Postgraduate training in Spain is structured in the form of Master's studies followed by doctoral studies. One of the fundamental criteria of all universities in order to authorise a Master's programme is the enrolment of a minimum number of students (ranging between 20 and 30 students). Accordingly, it is practically unfeasible for a university to offer specific Master's programmes within minority degree courses such as Physics or Mathematics. As a result, the current Master's programmes of many universities have generic descriptions such as 'Physics' or 'Advanced Physics'. This means that, for many postgraduate students with a defined research project in a specific area such as Nuclear Physics, these general master's programmes do not meet their need for adequate specific training.

The Inter-University Master's Degree in Nuclear Physics seeks to meet the need to foster postgraduate studies in the field of Nuclear Physics at a nationwide level with two fundamental objectives: to pool teaching efforts in this area under the different postgraduate programmes offered by Spanish universities and favour scientific exchange between doctoral students and teaching staff in this field.

The Inter-University Master's Degree in Nuclear Physics aims to provide students with solid training that covers not only fundamental aspects of the discipline but also applied areas, as well as both theory and experimental aspects. The intention is for students who complete the Master's Degree course, regardless of the specific field in which they carry out their professional careers, to have an extensive understanding of Nuclear Physics which will help them to carry out creative research work in the future.

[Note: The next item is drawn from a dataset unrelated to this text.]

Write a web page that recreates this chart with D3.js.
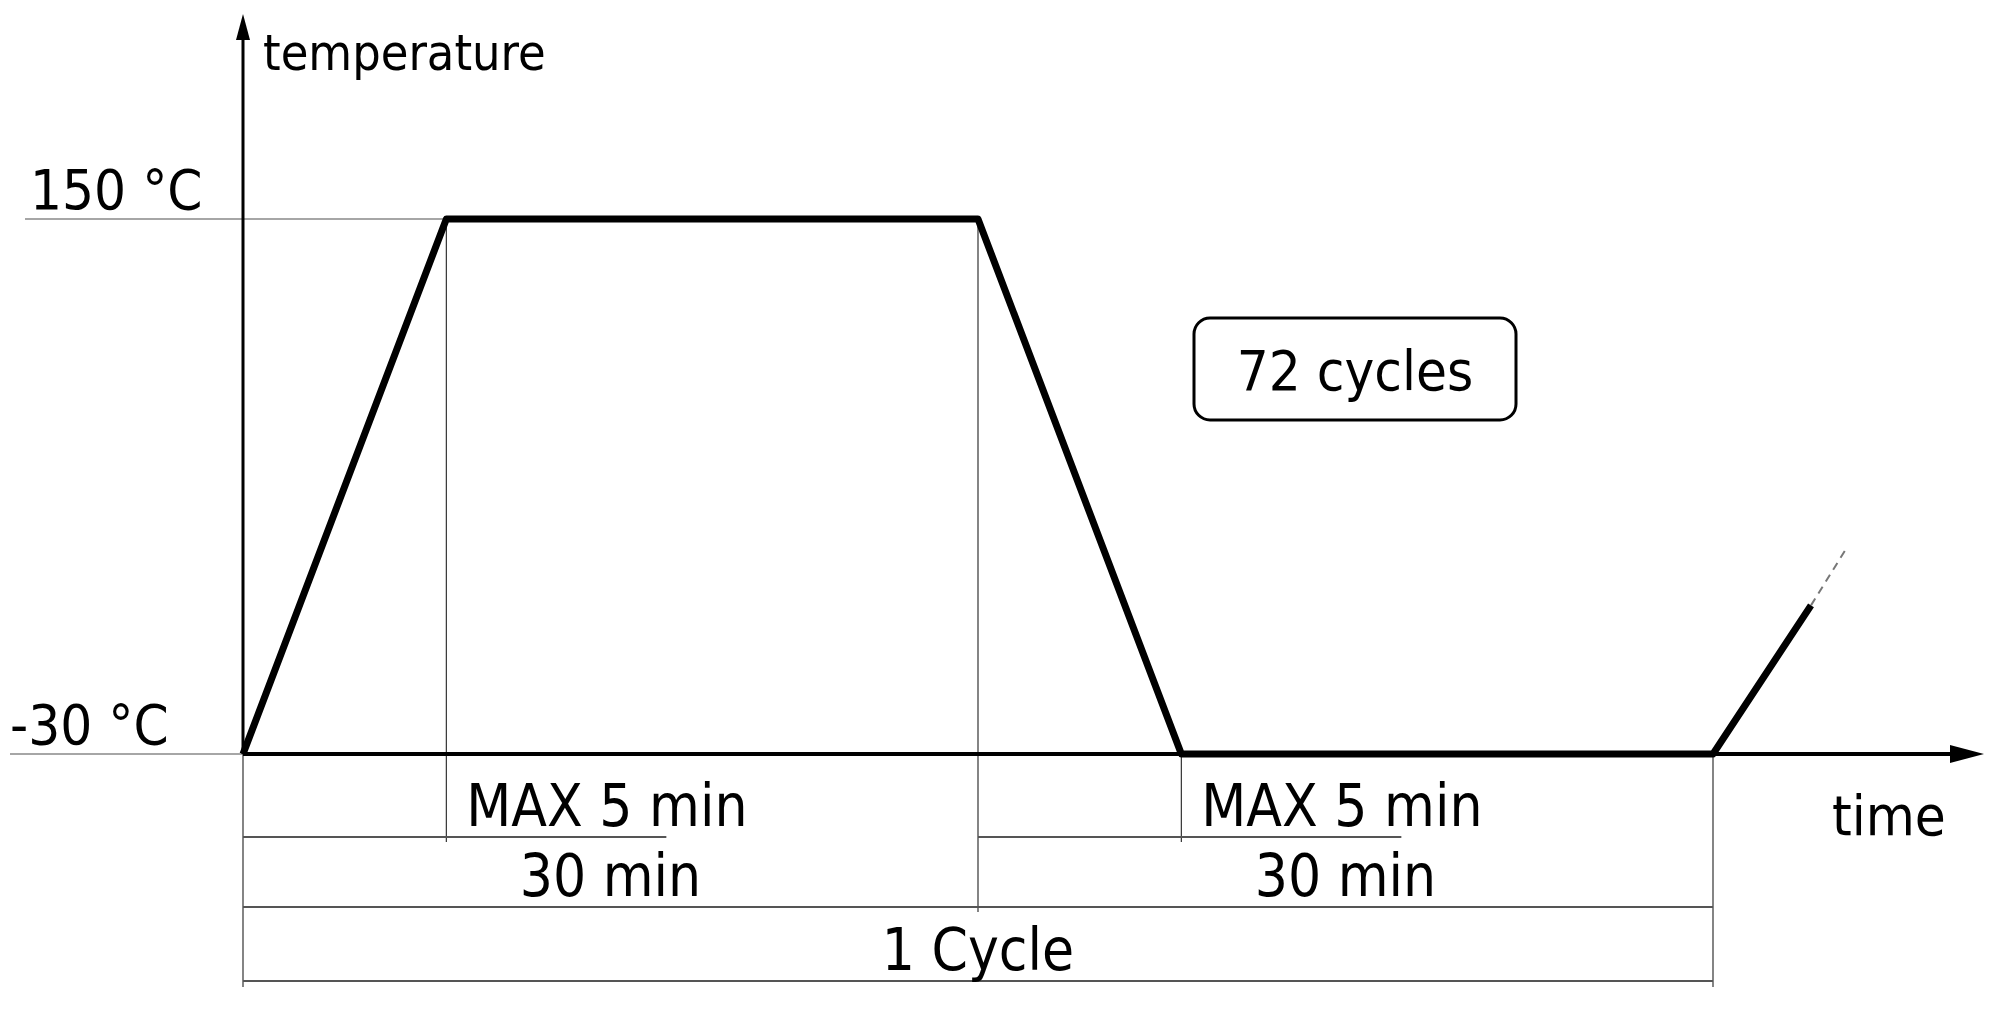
<!DOCTYPE html>
<html><head><meta charset="utf-8">
<script src="https://cdn.jsdelivr.net/npm/d3@7"></script>
<style>body{margin:0;background:#fff}text{font-family:"DejaVu Sans Condensed","DejaVu Sans",sans-serif;fill:#000}</style>
</head><body>
<svg id="chart" width="1998" height="1015"></svg>
<script>
// profile (minutes, °C), schematic
const profileTime=[0,8.3,30,38.3,60,64];
const profileTemp=[-30,150,150,-30,-30,20];
const dashTime=[64,65.4];
const dashTemp=[20,38.6];
const tempLabels=[{v:150,t:"150 °C"},{v:-30,t:"-30 °C"}];
// dimension rows: [from, to, label]
const dimMax=[[0,8.3,"MAX 5 min"],[30,38.3,"MAX 5 min"]];
const dimHalf=[[0,30,"30 min"],[30,60,"30 min"]];
const dimCycle=[[0,60,"1 Cycle"]];

const svg=d3.select('#chart');
const x=d3.scaleLinear().domain([0,60]).range([243,1713]);
const y=d3.scaleLinear().domain([-30,150]).range([754,219]);
const line=d3.line().x(d=>x(d[0])).y(d=>y(d[1]));

//参考线
svg.append('line').attr('x1',25).attr('x2',x(8.3)).attr('y1',y(150)).attr('y2',y(150)).attr('stroke','#888').attr('stroke-width',1.5);
svg.append('line').attr('x1',10).attr('x2',x(0)).attr('y1',y(-30)).attr('y2',y(-30)).attr('stroke','#888').attr('stroke-width',1.5);
//竖线
const yMax=837,yHalf=907,yCyc=981;
[[8.3,150,yMax+5],[30,150,yHalf+5],[38.3,-30,yMax+5],[60,-30,yCyc+6],[0,-30,yCyc+6]].forEach(d=>{
  svg.append('line').attr('x1',x(d[0])).attr('x2',x(d[0])).attr('y1',y(d[1])).attr('y2',d[2]).attr('stroke','#333').attr('stroke-width',1.2);
});
//尺寸线
function dims(rows,yy,ext,size){
  rows.forEach(r=>{
    svg.append('line').attr('x1',x(r[0])).attr('x2',ext?x(r[0])+ext:x(r[1])).attr('y1',yy).attr('y2',yy).attr('stroke','#555').attr('stroke-width',2);
    const cx=ext?x(r[1])+20:(x(r[0])+x(r[1]))/2;
    svg.append('text').attr('x',cx).attr('y',yy-11).attr('text-anchor',ext?'start':'middle').attr('font-size',size).text(r[2]);
  });
}
dims(dimMax,yMax,x(8.3)-x(0)+220,58);
dims(dimHalf,yHalf,0,58);
dims(dimCycle,yCyc,0,58);

//坐标轴
svg.append('line').attr('x1',x(0)).attr('x2',x(0)).attr('y1',y(-30)).attr('y2',34).attr('stroke','#000').attr('stroke-width',3);
svg.append('path').attr('d',`M${x(0)-7},40 L${x(0)},14 L${x(0)+7},40 Z`);
svg.append('line').attr('x1',x(0)).attr('x2',1960).attr('y1',y(-30)).attr('y2',y(-30)).attr('stroke','#000').attr('stroke-width',4);
svg.append('path').attr('d',`M1950,${y(-30)-9} L1984,${y(-30)} L1950,${y(-30)+9} Z`);

//曲线
svg.append('path').attr('d',line(profileTime.map((t,i)=>[t,profileTemp[i]]))).attr('fill','none').attr('stroke','#000').attr('stroke-width',7).attr('stroke-linejoin','round');
svg.append('path').attr('d',line(dashTime.map((t,i)=>[t,dashTemp[i]]))).attr('fill','none').attr('stroke','#777').attr('stroke-width',2).attr('stroke-dasharray','8,6');

//文字
svg.append('text').attr('x',263).attr('y',70).attr('font-size',50).text('temperature');
svg.append('text').attr('x',1832).attr('y',835).attr('font-size',56).text('time');
tempLabels.forEach(d=>{
  svg.append('text').attr('x',d.v>0?30:10).attr('y',y(d.v)-10).attr('font-size',56).text(d.t);
});
svg.append('rect').attr('x',1194).attr('y',318).attr('width',322).attr('height',102).attr('rx',16).attr('fill','none').attr('stroke','#000').attr('stroke-width',3);
svg.append('text').attr('x',1355).attr('y',390).attr('text-anchor','middle').attr('font-size',56).text('72 cycles');
</script>
</body></html>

The training under the Inter-University Master's Degree in Nuclear Physics is not only relevant for future researchers, it is also important for those who carry out their professional activities in the fields of medical physics, radiology, environmental radioactivity, nuclear analysis techniques, dating techniques using radioactive isotopes and nuclear power plants. In all these cases, a solid background in nuclear physics is essential. Current initiatives such as the ITER project (with major involvement by Spain) for the generation of clean energy using nuclear fusion depend largely on the existence of young people with adequate training in the field of nuclear physics.